### Provided material
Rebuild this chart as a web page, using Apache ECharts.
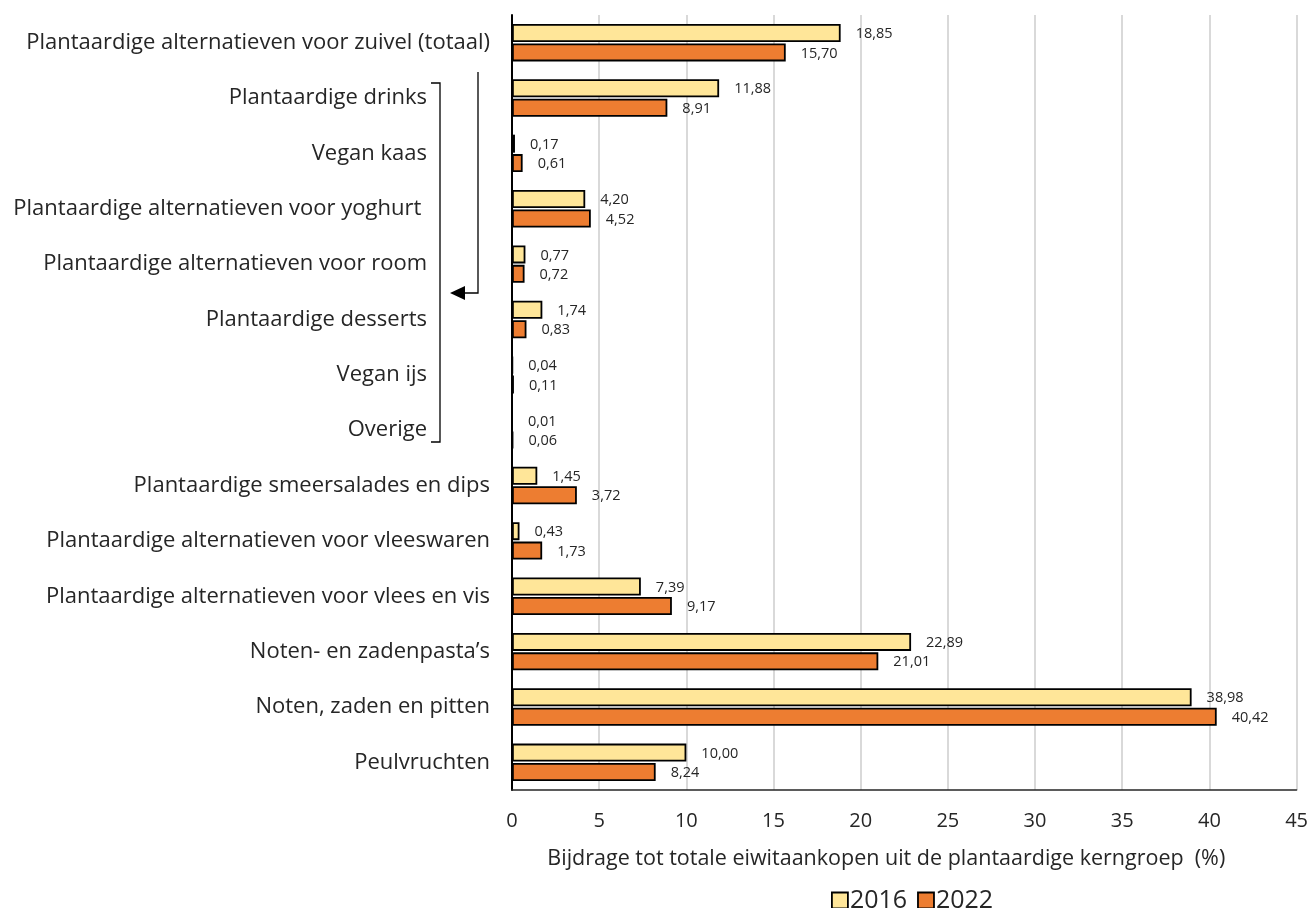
<!DOCTYPE html>
<html>
<head>
<meta charset="utf-8">
<script src="https://cdn.jsdelivr.net/npm/echarts@6/dist/echarts.min.js"></script>
<style>
  html, body { margin: 0; padding: 0; background: #fff; }
  #chart { width: 1311px; height: 908px; }
</style>
</head>
<body>
<div id="chart"></div>
<script>
// Productgroepen (van boven naar onder)
const categories = [
  'Plantaardige alternatieven voor zuivel (totaal)',
  'Plantaardige drinks',
  'Vegan kaas',
  'Plantaardige alternatieven voor yoghurt ',
  'Plantaardige alternatieven voor room',
  'Plantaardige desserts',
  'Vegan ijs',
  'Overige',
  'Plantaardige smeersalades en dips',
  'Plantaardige alternatieven voor vleeswaren',
  'Plantaardige alternatieven voor vlees en vis',
  "Noten- en zadenpasta’s",
  'Noten, zaden en pitten',
  'Peulvruchten'
];

// Subgroepen van zuivelalternatieven (ingesprongen labels)
const subgroups = [1, 2, 3, 4, 5, 6, 7];

const values2016 = [18.85, 11.88, 0.17, 4.20, 0.77, 1.74, 0.04, 0.01, 1.45, 0.43, 7.39, 22.89, 38.98, 10.00];
const values2022 = [15.70, 8.91, 0.61, 4.52, 0.72, 0.83, 0.11, 0.06, 3.72, 1.73, 9.17, 21.01, 40.42, 8.24];

const xTicks = { min: 0, max: 45, interval: 5 };
const seriesNames = ['2016', '2022'];

const FONT = '"Open Sans", "Noto Sans", sans-serif';
const TEXT = '#262626';
const fmt = v => v.toFixed(2).replace('.', ',');

const chart = echarts.init(document.getElementById('chart'));

const labelStyle = {
  show: true,
  position: 'right',
  distance: 15,
  offset: [0, 1],
  fontFamily: FONT,
  fontSize: 14.5,
  color: TEXT,
  formatter: p => fmt(p.value)
};

chart.setOption({
  animation: false,
  grid: { left: 512, right: 13, top: 15, bottom: 118, containLabel: false },
  legend: {
    data: seriesNames,
    left: 826,
    top: 883,
    itemWidth: 16,
    itemHeight: 16,
    itemGap: 10,
    icon: 'rect',
    textStyle: { fontFamily: FONT, fontSize: 25, color: TEXT, padding: [0, 0, 0, -3] },
    itemStyle: { borderColor: '#000', borderWidth: 1.8 }
  },
  xAxis: {
    type: 'value',
    min: xTicks.min,
    max: xTicks.max,
    interval: xTicks.interval,
    name: 'Bijdrage tot totale eiwitaankopen uit de plantaardige kerngroep  (%)',
    nameLocation: 'middle',
    nameGap: 58,
    nameTextStyle: { fontFamily: FONT, fontSize: 21.5, color: TEXT, padding: [0, 36, 0, 0] },
    axisLine: { show: true, lineStyle: { color: '#262626', width: 1.5 } },
    axisTick: { show: false },
    axisLabel: { margin: 21, fontFamily: FONT, fontSize: 20, color: TEXT },
    splitLine: { show: true, lineStyle: { color: '#d9d9d9', width: 2 } }
  },
  yAxis: {
    type: 'category',
    data: categories,
    inverse: true,
    axisLine: { show: true, lineStyle: { color: '#000', width: 2 } },
    axisTick: { show: false },
    axisLabel: {
      margin: 22,
      fontFamily: FONT,
      fontSize: 22,
      color: TEXT,
      formatter: (v, i) => subgroups.includes(i) ? '{sub|' + v + '}' : v,
      rich: {
        sub: { fontFamily: FONT, fontSize: 22, color: TEXT, padding: [0, 63, 0, 0] }
      }
    }
  },
  series: [
    {
      name: seriesNames[0],
      type: 'bar',
      data: values2016,
      barWidth: 18,
      barGap: '8%',
      itemStyle: { color: '#FFE699', borderColor: '#000', borderWidth: 1.8 },
      label: labelStyle
    },
    {
      name: seriesNames[1],
      type: 'bar',
      data: values2022,
      barWidth: 18,
      itemStyle: { color: '#ED7D31', borderColor: '#000', borderWidth: 1.8 },
      label: labelStyle
    }
  ],
  graphic: [
    // haak rond de subgroepen
    {
      type: 'polyline',
      shape: { points: [[431, 83], [440, 83], [440, 442], [431, 442]] },
      style: { stroke: '#000', lineWidth: 1.3, fill: null }
    },
    // pijl van totaal naar subgroepen
    {
      type: 'polyline',
      shape: { points: [[478, 72], [478, 293], [465, 293]] },
      style: { stroke: '#000', lineWidth: 1.3, fill: null }
    },
    {
      type: 'polygon',
      shape: { points: [[465, 286], [465, 300], [450, 293]] },
      style: { fill: '#000' }
    }
  ]
});
</script>
</body>
</html>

### Required task
Write out the listing above again, exactly, but with no pictures in the copy.

### Written reply
Rebuild this chart as a web page, using Apache ECharts.
<!DOCTYPE html>
<html>
<head>
<meta charset="utf-8">
<script src="https://cdn.jsdelivr.net/npm/echarts@6/dist/echarts.min.js"></script>
<style>
  html, body { margin: 0; padding: 0; background: #fff; }
  #chart { width: 1311px; height: 908px; }
</style>
</head>
<body>
<div id="chart"></div>
<script>
// Productgroepen (van boven naar onder)
const categories = [
  'Plantaardige alternatieven voor zuivel (totaal)',
  'Plantaardige drinks',
  'Vegan kaas',
  'Plantaardige alternatieven voor yoghurt ',
  'Plantaardige alternatieven voor room',
  'Plantaardige desserts',
  'Vegan ijs',
  'Overige',
  'Plantaardige smeersalades en dips',
  'Plantaardige alternatieven voor vleeswaren',
  'Plantaardige alternatieven voor vlees en vis',
  "Noten- en zadenpasta’s",
  'Noten, zaden en pitten',
  'Peulvruchten'
];

// Subgroepen van zuivelalternatieven (ingesprongen labels)
const subgroups = [1, 2, 3, 4, 5, 6, 7];

const values2016 = [18.85, 11.88, 0.17, 4.20, 0.77, 1.74, 0.04, 0.01, 1.45, 0.43, 7.39, 22.89, 38.98, 10.00];
const values2022 = [15.70, 8.91, 0.61, 4.52, 0.72, 0.83, 0.11, 0.06, 3.72, 1.73, 9.17, 21.01, 40.42, 8.24];

const xTicks = { min: 0, max: 45, interval: 5 };
const seriesNames = ['2016', '2022'];

const FONT = '"Open Sans", "Noto Sans", sans-serif';
const TEXT = '#262626';
const fmt = v => v.toFixed(2).replace('.', ',');

const chart = echarts.init(document.getElementById('chart'));

const labelStyle = {
  show: true,
  position: 'right',
  distance: 15,
  offset: [0, 1],
  fontFamily: FONT,
  fontSize: 14.5,
  color: TEXT,
  formatter: p => fmt(p.value)
};

chart.setOption({
  animation: false,
  grid: { left: 512, right: 13, top: 15, bottom: 118, containLabel: false },
  legend: {
    data: seriesNames,
    left: 826,
    top: 883,
    itemWidth: 16,
    itemHeight: 16,
    itemGap: 10,
    icon: 'rect',
    textStyle: { fontFamily: FONT, fontSize: 25, color: TEXT, padding: [0, 0, 0, -3] },
    itemStyle: { borderColor: '#000', borderWidth: 1.8 }
  },
  xAxis: {
    type: 'value',
    min: xTicks.min,
    max: xTicks.max,
    interval: xTicks.interval,
    name: 'Bijdrage tot totale eiwitaankopen uit de plantaardige kerngroep  (%)',
    nameLocation: 'middle',
    nameGap: 58,
    nameTextStyle: { fontFamily: FONT, fontSize: 21.5, color: TEXT, padding: [0, 36, 0, 0] },
    axisLine: { show: true, lineStyle: { color: '#262626', width: 1.5 } },
    axisTick: { show: false },
    axisLabel: { margin: 21, fontFamily: FONT, fontSize: 20, color: TEXT },
    splitLine: { show: true, lineStyle: { color: '#d9d9d9', width: 2 } }
  },
  yAxis: {
    type: 'category',
    data: categories,
    inverse: true,
    axisLine: { show: true, lineStyle: { color: '#000', width: 2 } },
    axisTick: { show: false },
    axisLabel: {
      margin: 22,
      fontFamily: FONT,
      fontSize: 22,
      color: TEXT,
      formatter: (v, i) => subgroups.includes(i) ? '{sub|' + v + '}' : v,
      rich: {
        sub: { fontFamily: FONT, fontSize: 22, color: TEXT, padding: [0, 63, 0, 0] }
      }
    }
  },
  series: [
    {
      name: seriesNames[0],
      type: 'bar',
      data: values2016,
      barWidth: 18,
      barGap: '8%',
      itemStyle: { color: '#FFE699', borderColor: '#000', borderWidth: 1.8 },
      label: labelStyle
    },
    {
      name: seriesNames[1],
      type: 'bar',
      data: values2022,
      barWidth: 18,
      itemStyle: { color: '#ED7D31', borderColor: '#000', borderWidth: 1.8 },
      label: labelStyle
    }
  ],
  graphic: [
    // haak rond de subgroepen
    {
      type: 'polyline',
      shape: { points: [[431, 83], [440, 83], [440, 442], [431, 442]] },
      style: { stroke: '#000', lineWidth: 1.3, fill: null }
    },
    // pijl van totaal naar subgroepen
    {
      type: 'polyline',
      shape: { points: [[478, 72], [478, 293], [465, 293]] },
      style: { stroke: '#000', lineWidth: 1.3, fill: null }
    },
    {
      type: 'polygon',
      shape: { points: [[465, 286], [465, 300], [450, 293]] },
      style: { fill: '#000' }
    }
  ]
});
</script>
</body>
</html>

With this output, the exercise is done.